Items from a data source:
———
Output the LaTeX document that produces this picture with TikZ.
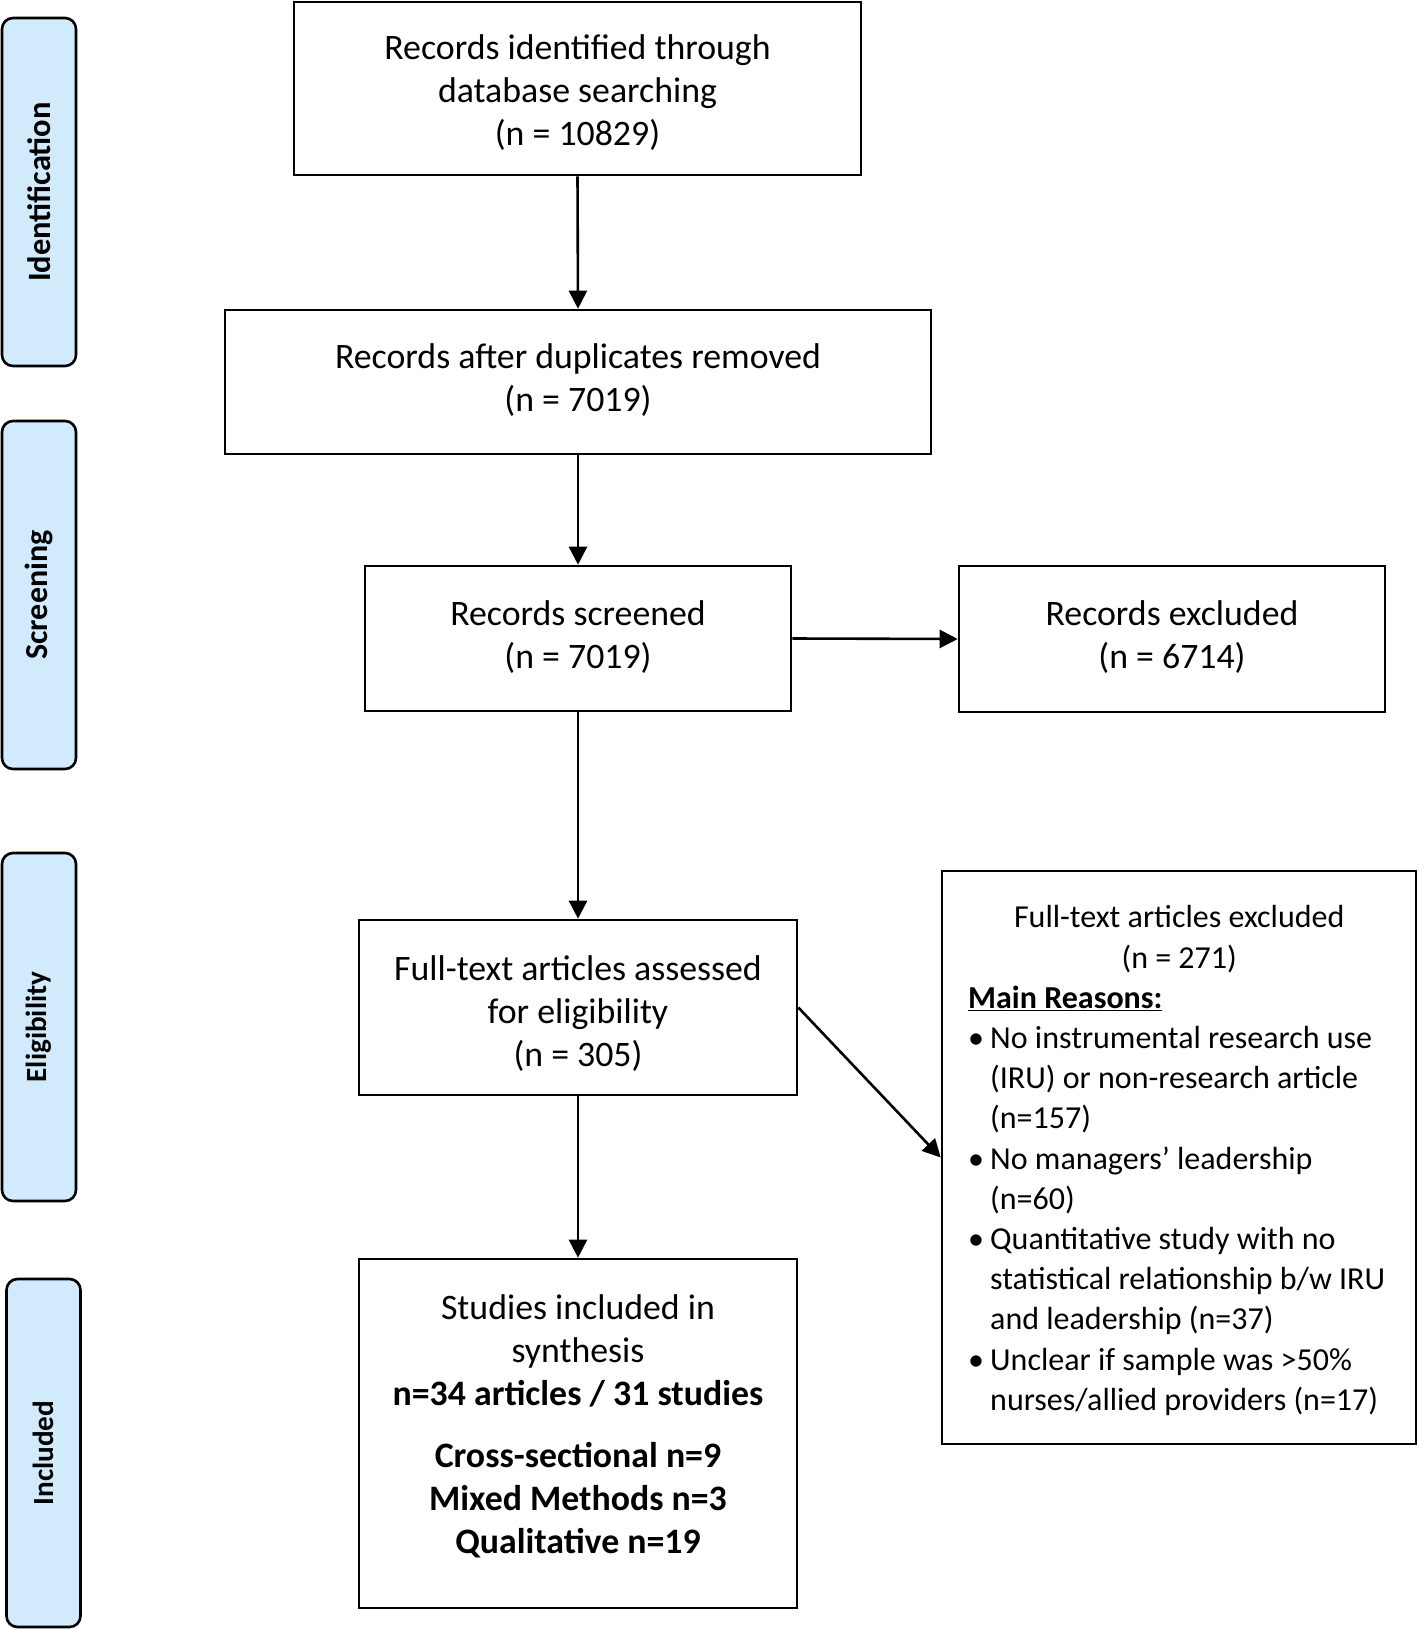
\documentclass[tikz,border=0pt]{standalone}
\usepackage{fontspec}
\setmainfont{Carlito}
\usetikzlibrary{arrows.meta}
\definecolor{sideblue}{RGB}{210,235,252}
\tikzset{
  box/.style={draw, line width=2.6pt, inner sep=0pt},
  boxtext/.style={align=center, inner sep=0pt, font=\fontsize{35.8}{43}\selectfont},
  side/.style={draw, line width=2.6pt, fill=sideblue, rounded corners=11pt,
    minimum width=74pt, minimum height=348pt, inner sep=0pt},
  sidetext/.style={rotate=90, inner sep=0pt},
  arr/.style={line width=2.6pt, -{Triangle[length=18pt,width=18pt]}}
}
\begin{document}
\begin{tikzpicture}[x=1pt,y=-1pt]
\useasboundingbox (0,0) rectangle (1418,1629);
% side labels
\node[side] (sid) at (39,192) {};
\node[sidetext, font=\fontsize{32.5}{38}\selectfont\bfseries] (tid) at (sid.center) {Identification};
\node[side] (ssc) at (39,595) {};
\node[sidetext, font=\fontsize{32}{38}\selectfont\bfseries] (tsc) at (ssc.center) {Screening};
\node[side] (sel) at (39,1027) {};
\node[sidetext, font=\fontsize{29.2}{35}\selectfont\bfseries] (tel) at (sel.center) {Eligibility};
\node[side] (sin) at (43.5,1453) {};
\node[sidetext, font=\fontsize{29.2}{35}\selectfont\bfseries] (tin) at (sin.center) {Included};
% main boxes
\node[box, minimum width=567pt, minimum height=173pt] (b1) at (577.5,88.5) {};
\node[boxtext] (b1t) at (577.5,92.7) {Records identified through\\database searching\\(n = 10829)};
\node[box, minimum width=706pt, minimum height=144pt] (b2) at (578,382) {};
\node[boxtext] (b2t) at (578,380.5) {Records after duplicates removed\\(n = 7019)};
\node[box, minimum width=426pt, minimum height=145pt] (b3) at (578,638.5) {};
\node[boxtext] (b3t) at (578,637) {Records screened\\(n = 7019)};
\node[box, minimum width=426pt, minimum height=146pt] (ex1) at (1172,639) {};
\node[boxtext] (ex1t) at (1172,637) {Records excluded\\(n = 6714)};
\node[box, minimum width=438pt, minimum height=175pt] (ft) at (578,1007.5) {};
\node[boxtext] (ftt) at (578,1013.5) {Full-text articles assessed\\for eligibility\\(n = 305)};
\node[box, minimum width=438pt, minimum height=349pt] (inc) at (578,1433.5) {};
\node[boxtext] (inct) at (578,1426.2)
  {Studies included in\\synthesis\\\textbf{n=34 articles / 31 studies}\\[19pt]
   \textbf{Cross-sectional n=9}\\\textbf{Mixed Methods n=3}\\\textbf{Qualitative n=19}};
\node[box, minimum width=474pt, minimum height=573pt] (ex2) at (1179,1157.5) {};
\node[align=left, inner sep=0pt, font=\fontsize{32}{40.2}\selectfont, anchor=north west]
  (ex2t) at (968,905.4) {%
   \makebox[422pt][c]{Full-text articles excluded}\\
   \makebox[422pt][c]{(n = 271)}\\
   \underline{\textbf{Main Reasons:}}\\
   \makebox[22pt][l]{\textbullet}No instrumental research use\\
   \hspace*{22pt}(IRU) or non-research article\\
   \hspace*{22pt}(n=157)\\
   \makebox[22pt][l]{\textbullet}No managers’ leadership\\
   \hspace*{22pt}(n=60)\\
   \makebox[22pt][l]{\textbullet}Quantitative study with no\\
   \hspace*{22pt}statistical relationship b/w IRU\\
   \hspace*{22pt}and leadership (n=37)\\
   \makebox[22pt][l]{\textbullet}Unclear if sample was >50\%\\
   \hspace*{22pt}nurses/allied providers (n=17)};
% arrows
\draw[arr] (b1.south) -- (b2.north);
\draw[arr] (b2.south) -- (b3.north);
\draw[arr] (b3.south) -- (ft.north);
\draw[arr] (ft.south) -- (inc.north);
\draw[arr] (b3.east) -- (ex1.west);
\draw[arr] (ft.east) -- (ex2.west);
\end{tikzpicture}
\end{document}
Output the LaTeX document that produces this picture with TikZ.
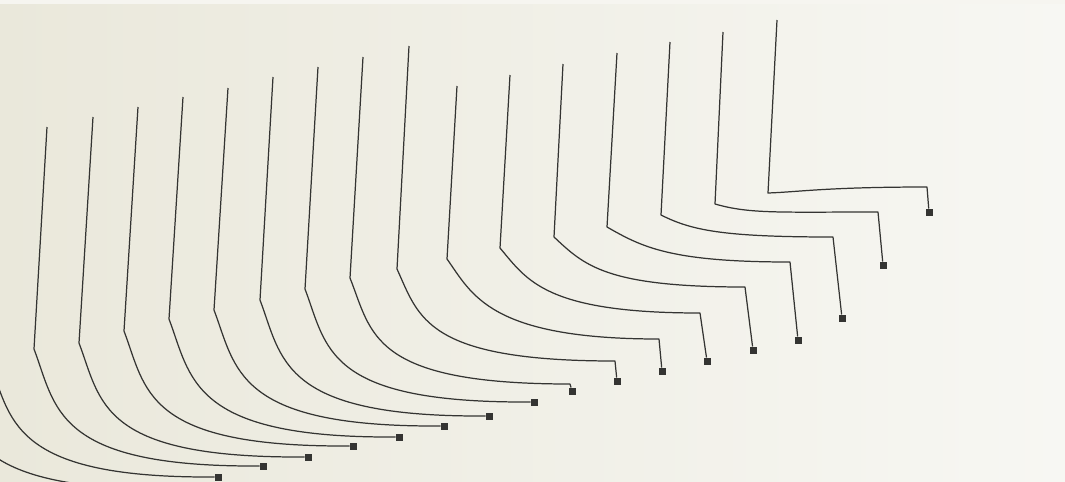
\documentclass[tikz,border=0pt]{standalone}
\usepackage{xcolor}
\usepackage{tikz}
\usetikzlibrary{calc}
\definecolor{paperleft}{RGB}{234,232,219}
\definecolor{paperright}{RGB}{247,247,243}
\definecolor{papertop}{RGB}{246,245,240}
\definecolor{wiregray}{RGB}{52,52,50}

\begin{document}
\begin{tikzpicture}[
    x=0.02cm, y=-0.02cm,
    wire/.style={draw=wiregray, line width=0.7pt, line join=round},
    pad/.style={rectangle, fill=wiregray, minimum size=0.14cm, inner sep=0pt, outer sep=0pt}
]
\useasboundingbox (0,0) rectangle (1065,481);
\shade[left color=paperleft, right color=paperright] (0,0) rectangle (1065,481);
\fill[papertop] (0,0) rectangle (1065,4);
\clip (0,0) rectangle (1065,481);

% n / top / bend / knee / pad / first control / pull
\foreach \n/\tx/\ty/\cx/\cy/\kx/\ky/\px/\py/\ux/\uy/\l in {
  b/-45/150/-54/372/165/489/175/489/22/58/199,
  a/-3/140/-11/360/208/477/218/477/22/58/199,
  1/47/127/34/349/253/466/263/466/22/58/199,
  2/93/117/79/343/298/457/308/457/22/58/199,
  3/138/107/124/331/343/446/353/446/22/58/199,
  4/183/97/169/319/389/437/399/437/22/58/199,
  5/228/88/214/310/434/426/444/426/22/58/199,
  6/273/77/260/300/479/416/489/416/22/58/199,
  7/318/67/305/289/524/402/534/402/22/58/199,
  8/363/57/350/278/570/384/572/391/22/55/200,
  9/409/46/397/269/615/361/617/381/22/48/190,
  10/457/86/447/259/659/339/662/371/25/35/170,
  11/510/75/500/248/700/313/707/361/27/32/155,
  12/563/64/554/237/745/287/753/350/30/28/140,
  13/617/53/607/227/790/262/798/340/35/20/120,
  14/670/42/661/215/833/237/842/318/30/15/112,
  15/723/32/715/204/878/212/883/265/35/10/100,
  16/777/20/768/193/927/187/929/212/30/-1/100%
}{
  \coordinate (top\n) at (\tx,\ty);
  \coordinate (bend\n) at (\cx,\cy);
  \coordinate (knee\n) at (\kx,\ky);
  \node[pad] (pad\n) at (\px,\py) {};
  \draw[wire] (top\n) -- (bend\n)
    .. controls ($(bend\n)+(\ux,\uy)$) and ($(knee\n)+(-\l,0)$) .. (knee\n)
    -- (pad\n);
}

\end{tikzpicture}
\end{document}
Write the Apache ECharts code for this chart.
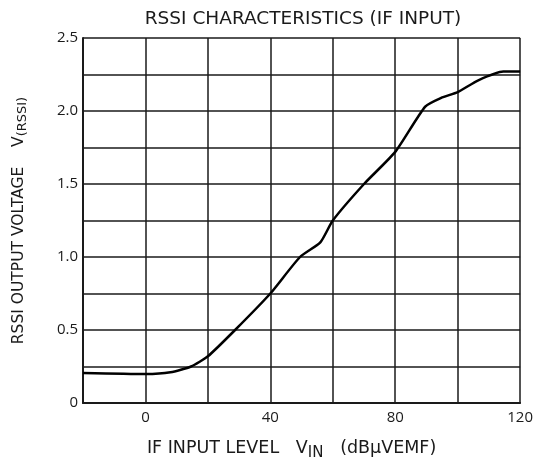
<!DOCTYPE html>
<html>
<head>
<meta charset="utf-8">
<script src="https://cdn.jsdelivr.net/npm/echarts@6/dist/echarts.min.js"></script>
<style>
  html, body { margin: 0; padding: 0; background: #fff; }
  #chart { width: 536px; height: 470px; }
</style>
</head>
<body>
<div id="chart"></div>
<script>
// 曲线数据
const inputLevel = [-20, 0, 8, 14.6, 20, 28.7, 40, 49.5, 56, 60, 70, 80, 89.6, 94.7, 100, 106.6, 114.6, 120];
const rssiVolt = [0.205, 0.198, 0.21, 0.25, 0.32, 0.5, 0.75, 1.0, 1.1, 1.25, 1.5, 1.72, 2.03, 2.09, 2.13, 2.21, 2.27, 2.27];

const chart = echarts.init(document.getElementById('chart'));
const ink = '#1a1a1a';
const font = 'Open Sans';
const wide = 'DejaVu Sans';

const option = {
    backgroundColor: '#fff',
    animation: false,
    title: {
        text: 'RSSI CHARACTERISTICS (IF INPUT)',
        left: 298, top: 5, textAlign: 'center',
        textStyle: { fontFamily: wide, fontSize: 18.5, fontWeight: 'normal', color: ink }
    },
    grid: { left: 83, right: 12, top: 38, bottom: 67 },
    xAxis: {
        type: 'value', min: -20, max: 120, interval: 20,
        name: '{n|IF INPUT LEVEL   V}{s|IN}{n|   (dBμVEMF)}',
        nameLocation: 'middle', nameGap: 33,
        nameTextStyle: {
            padding: [0, 0, 0, -20],
            rich: {
                n: { fontFamily: wide, fontSize: 17.5, color: ink },
                s: { fontFamily: wide, fontSize: 15, color: ink, padding: [10, 0, 0, 0] }
            }
        },
        axisLine: { lineStyle: { color: ink, width: 2 } },
        axisTick: { show: false },
        axisLabel: {
            fontFamily: font, fontSize: 15, color: ink, margin: 7,
            formatter: v => (v % 40 === 0 ? String(v) : '')
        },
        splitLine: { lineStyle: { color: ink, width: 1.5 } }
    },
    yAxis: {
        type: 'value', min: 0, max: 2.5, interval: 0.25,
        name: '{n|RSSI OUTPUT VOLTAGE    V}{s|(RSSI)}',
        nameLocation: 'middle', nameGap: 54, nameRotate: 90,
        nameTextStyle: {
            rich: {
                n: { fontFamily: wide, fontSize: 15.5, color: ink },
                s: { fontFamily: wide, fontSize: 13, color: ink, padding: [8, 0, 0, 0] }
            }
        },
        axisLine: { show: true, onZero: false, lineStyle: { color: ink, width: 2 } },
        axisTick: { show: false },
        axisLabel: {
            fontFamily: font, fontSize: 15, color: ink, margin: 5,
            formatter: v => {
                if (Math.abs(v * 2 - Math.round(v * 2)) > 1e-6) return '';
                return v === 0 ? '0' : v.toFixed(1);
            }
        },
        splitLine: { lineStyle: { color: ink, width: 1.5 } }
    },
    series: [{
        type: 'line',
        data: inputLevel.map((x, i) => [x, rssiVolt[i]]),
        smooth: 0.2,
        showSymbol: false,
        lineStyle: { color: '#000', width: 2.5 }
    }]
};
chart.setOption(option);
</script>
</body>
</html>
———
**Directions for this task:**
Reproduce exactly the lines above starting at the line containing "Write the Apache ECharts code for this chart." and ending at the line containing "const wide = 'DejaVu Sans';", including both, but not the pictures.

**Reply:**
Write the Apache ECharts code for this chart.
<!DOCTYPE html>
<html>
<head>
<meta charset="utf-8">
<script src="https://cdn.jsdelivr.net/npm/echarts@6/dist/echarts.min.js"></script>
<style>
  html, body { margin: 0; padding: 0; background: #fff; }
  #chart { width: 536px; height: 470px; }
</style>
</head>
<body>
<div id="chart"></div>
<script>
// 曲线数据
const inputLevel = [-20, 0, 8, 14.6, 20, 28.7, 40, 49.5, 56, 60, 70, 80, 89.6, 94.7, 100, 106.6, 114.6, 120];
const rssiVolt = [0.205, 0.198, 0.21, 0.25, 0.32, 0.5, 0.75, 1.0, 1.1, 1.25, 1.5, 1.72, 2.03, 2.09, 2.13, 2.21, 2.27, 2.27];

const chart = echarts.init(document.getElementById('chart'));
const ink = '#1a1a1a';
const font = 'Open Sans';
const wide = 'DejaVu Sans';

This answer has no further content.